+++ Record set

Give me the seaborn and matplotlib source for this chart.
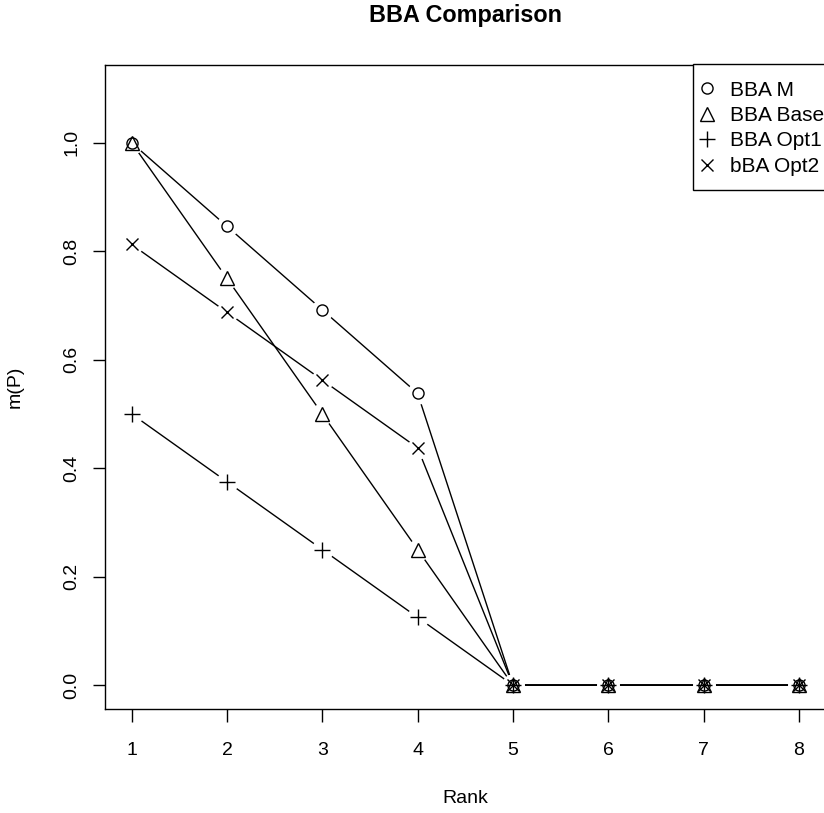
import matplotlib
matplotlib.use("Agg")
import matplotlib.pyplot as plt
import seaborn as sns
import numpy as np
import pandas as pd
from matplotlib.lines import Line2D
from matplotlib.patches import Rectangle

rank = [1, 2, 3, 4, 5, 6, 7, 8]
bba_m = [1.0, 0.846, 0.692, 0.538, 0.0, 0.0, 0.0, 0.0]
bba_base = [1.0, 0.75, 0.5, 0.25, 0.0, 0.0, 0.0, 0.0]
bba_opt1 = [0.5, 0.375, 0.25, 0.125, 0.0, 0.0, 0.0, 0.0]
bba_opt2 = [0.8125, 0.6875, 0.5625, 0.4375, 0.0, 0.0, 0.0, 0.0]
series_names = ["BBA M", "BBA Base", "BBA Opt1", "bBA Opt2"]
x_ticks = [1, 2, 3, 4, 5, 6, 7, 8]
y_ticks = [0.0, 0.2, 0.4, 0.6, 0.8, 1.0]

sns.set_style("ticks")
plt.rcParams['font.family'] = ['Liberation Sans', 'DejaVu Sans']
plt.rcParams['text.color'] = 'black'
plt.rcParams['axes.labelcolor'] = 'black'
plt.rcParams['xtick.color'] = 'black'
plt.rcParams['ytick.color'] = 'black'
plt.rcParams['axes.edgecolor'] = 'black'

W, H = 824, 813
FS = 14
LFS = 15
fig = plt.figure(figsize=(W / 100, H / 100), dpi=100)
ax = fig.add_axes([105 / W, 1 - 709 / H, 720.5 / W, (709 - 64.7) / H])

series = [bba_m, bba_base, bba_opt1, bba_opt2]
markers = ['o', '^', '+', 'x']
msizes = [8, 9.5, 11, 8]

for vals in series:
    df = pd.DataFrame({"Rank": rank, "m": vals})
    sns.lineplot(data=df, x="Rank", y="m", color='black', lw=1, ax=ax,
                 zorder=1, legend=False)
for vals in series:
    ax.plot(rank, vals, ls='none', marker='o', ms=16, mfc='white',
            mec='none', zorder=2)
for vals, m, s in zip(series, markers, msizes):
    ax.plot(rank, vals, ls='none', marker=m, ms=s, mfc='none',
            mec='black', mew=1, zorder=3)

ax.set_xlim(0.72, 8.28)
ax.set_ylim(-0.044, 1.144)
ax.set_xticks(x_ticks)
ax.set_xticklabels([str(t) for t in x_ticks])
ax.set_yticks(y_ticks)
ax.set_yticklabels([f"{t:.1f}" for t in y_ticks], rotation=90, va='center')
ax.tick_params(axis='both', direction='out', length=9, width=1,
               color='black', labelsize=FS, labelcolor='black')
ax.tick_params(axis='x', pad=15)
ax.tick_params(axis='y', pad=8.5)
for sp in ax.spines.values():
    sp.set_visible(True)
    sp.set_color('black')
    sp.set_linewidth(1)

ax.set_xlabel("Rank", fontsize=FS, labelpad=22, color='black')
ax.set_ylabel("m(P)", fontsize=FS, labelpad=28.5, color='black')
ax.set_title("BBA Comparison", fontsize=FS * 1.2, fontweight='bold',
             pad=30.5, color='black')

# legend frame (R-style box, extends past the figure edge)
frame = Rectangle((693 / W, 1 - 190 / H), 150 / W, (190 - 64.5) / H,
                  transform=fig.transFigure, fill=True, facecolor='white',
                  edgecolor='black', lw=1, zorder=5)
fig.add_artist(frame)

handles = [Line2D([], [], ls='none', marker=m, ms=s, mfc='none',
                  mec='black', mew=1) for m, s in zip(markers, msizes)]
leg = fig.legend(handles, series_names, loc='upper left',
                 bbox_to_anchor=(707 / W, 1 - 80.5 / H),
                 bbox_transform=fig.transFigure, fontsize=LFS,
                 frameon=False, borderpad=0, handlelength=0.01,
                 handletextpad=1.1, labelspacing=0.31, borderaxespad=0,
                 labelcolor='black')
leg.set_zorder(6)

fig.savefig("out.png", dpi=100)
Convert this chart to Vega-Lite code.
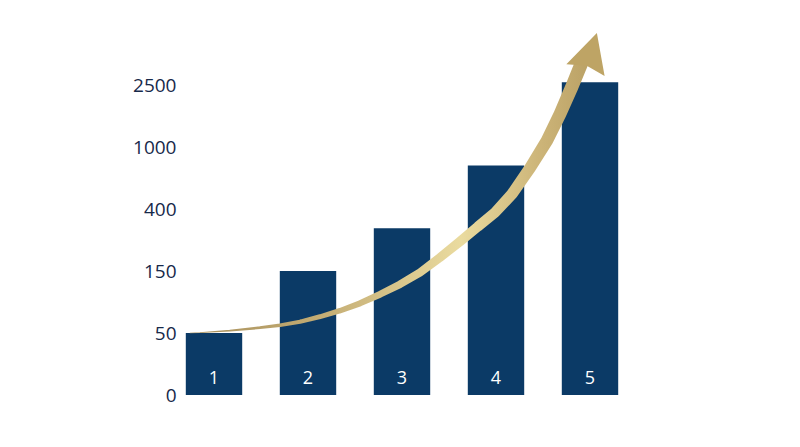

++++++

**Problem to solve:**
Pictures are not part of the copy; output everything else in the records exactly.

**Correct answer:**
Give me the seaborn and matplotlib source for this chart.
import matplotlib
matplotlib.use("Agg")
import matplotlib.pyplot as plt
import seaborn as sns
import numpy as np
import pandas as pd
from matplotlib.lines import Line2D
from matplotlib.patches import Rectangle

rank = [1, 2, 3, 4, 5, 6, 7, 8]
bba_m = [1.0, 0.846, 0.692, 0.538, 0.0, 0.0, 0.0, 0.0]
bba_base = [1.0, 0.75, 0.5, 0.25, 0.0, 0.0, 0.0, 0.0]
bba_opt1 = [0.5, 0.375, 0.25, 0.125, 0.0, 0.0, 0.0, 0.0]
bba_opt2 = [0.8125, 0.6875, 0.5625, 0.4375, 0.0, 0.0, 0.0, 0.0]
series_names = ["BBA M", "BBA Base", "BBA Opt1", "bBA Opt2"]
x_ticks = [1, 2, 3, 4, 5, 6, 7, 8]
y_ticks = [0.0, 0.2, 0.4, 0.6, 0.8, 1.0]

sns.set_style("ticks")
plt.rcParams['font.family'] = ['Liberation Sans', 'DejaVu Sans']
plt.rcParams['text.color'] = 'black'
plt.rcParams['axes.labelcolor'] = 'black'
plt.rcParams['xtick.color'] = 'black'
plt.rcParams['ytick.color'] = 'black'
plt.rcParams['axes.edgecolor'] = 'black'

W, H = 824, 813
FS = 14
LFS = 15
fig = plt.figure(figsize=(W / 100, H / 100), dpi=100)
ax = fig.add_axes([105 / W, 1 - 709 / H, 720.5 / W, (709 - 64.7) / H])

series = [bba_m, bba_base, bba_opt1, bba_opt2]
markers = ['o', '^', '+', 'x']
msizes = [8, 9.5, 11, 8]

for vals in series:
    df = pd.DataFrame({"Rank": rank, "m": vals})
    sns.lineplot(data=df, x="Rank", y="m", color='black', lw=1, ax=ax,
                 zorder=1, legend=False)
for vals in series:
    ax.plot(rank, vals, ls='none', marker='o', ms=16, mfc='white',
            mec='none', zorder=2)
for vals, m, s in zip(series, markers, msizes):
    ax.plot(rank, vals, ls='none', marker=m, ms=s, mfc='none',
            mec='black', mew=1, zorder=3)

ax.set_xlim(0.72, 8.28)
ax.set_ylim(-0.044, 1.144)
ax.set_xticks(x_ticks)
ax.set_xticklabels([str(t) for t in x_ticks])
ax.set_yticks(y_ticks)
ax.set_yticklabels([f"{t:.1f}" for t in y_ticks], rotation=90, va='center')
ax.tick_params(axis='both', direction='out', length=9, width=1,
               color='black', labelsize=FS, labelcolor='black')
ax.tick_params(axis='x', pad=15)
ax.tick_params(axis='y', pad=8.5)
for sp in ax.spines.values():
    sp.set_visible(True)
    sp.set_color('black')
    sp.set_linewidth(1)

ax.set_xlabel("Rank", fontsize=FS, labelpad=22, color='black')
ax.set_ylabel("m(P)", fontsize=FS, labelpad=28.5, color='black')
ax.set_title("BBA Comparison", fontsize=FS * 1.2, fontweight='bold',
             pad=30.5, color='black')

# legend frame (R-style box, extends past the figure edge)
frame = Rectangle((693 / W, 1 - 190 / H), 150 / W, (190 - 64.5) / H,
                  transform=fig.transFigure, fill=True, facecolor='white',
                  edgecolor='black', lw=1, zorder=5)
fig.add_artist(frame)

handles = [Line2D([], [], ls='none', marker=m, ms=s, mfc='none',
                  mec='black', mew=1) for m, s in zip(markers, msizes)]
leg = fig.legend(handles, series_names, loc='upper left',
                 bbox_to_anchor=(707 / W, 1 - 80.5 / H),
                 bbox_transform=fig.transFigure, fontsize=LFS,
                 frameon=False, borderpad=0, handlelength=0.01,
                 handletextpad=1.1, labelspacing=0.31, borderaxespad=0,
                 labelcolor='black')
leg.set_zorder(6)

fig.savefig("out.png", dpi=100)
Convert this chart to Vega-Lite code.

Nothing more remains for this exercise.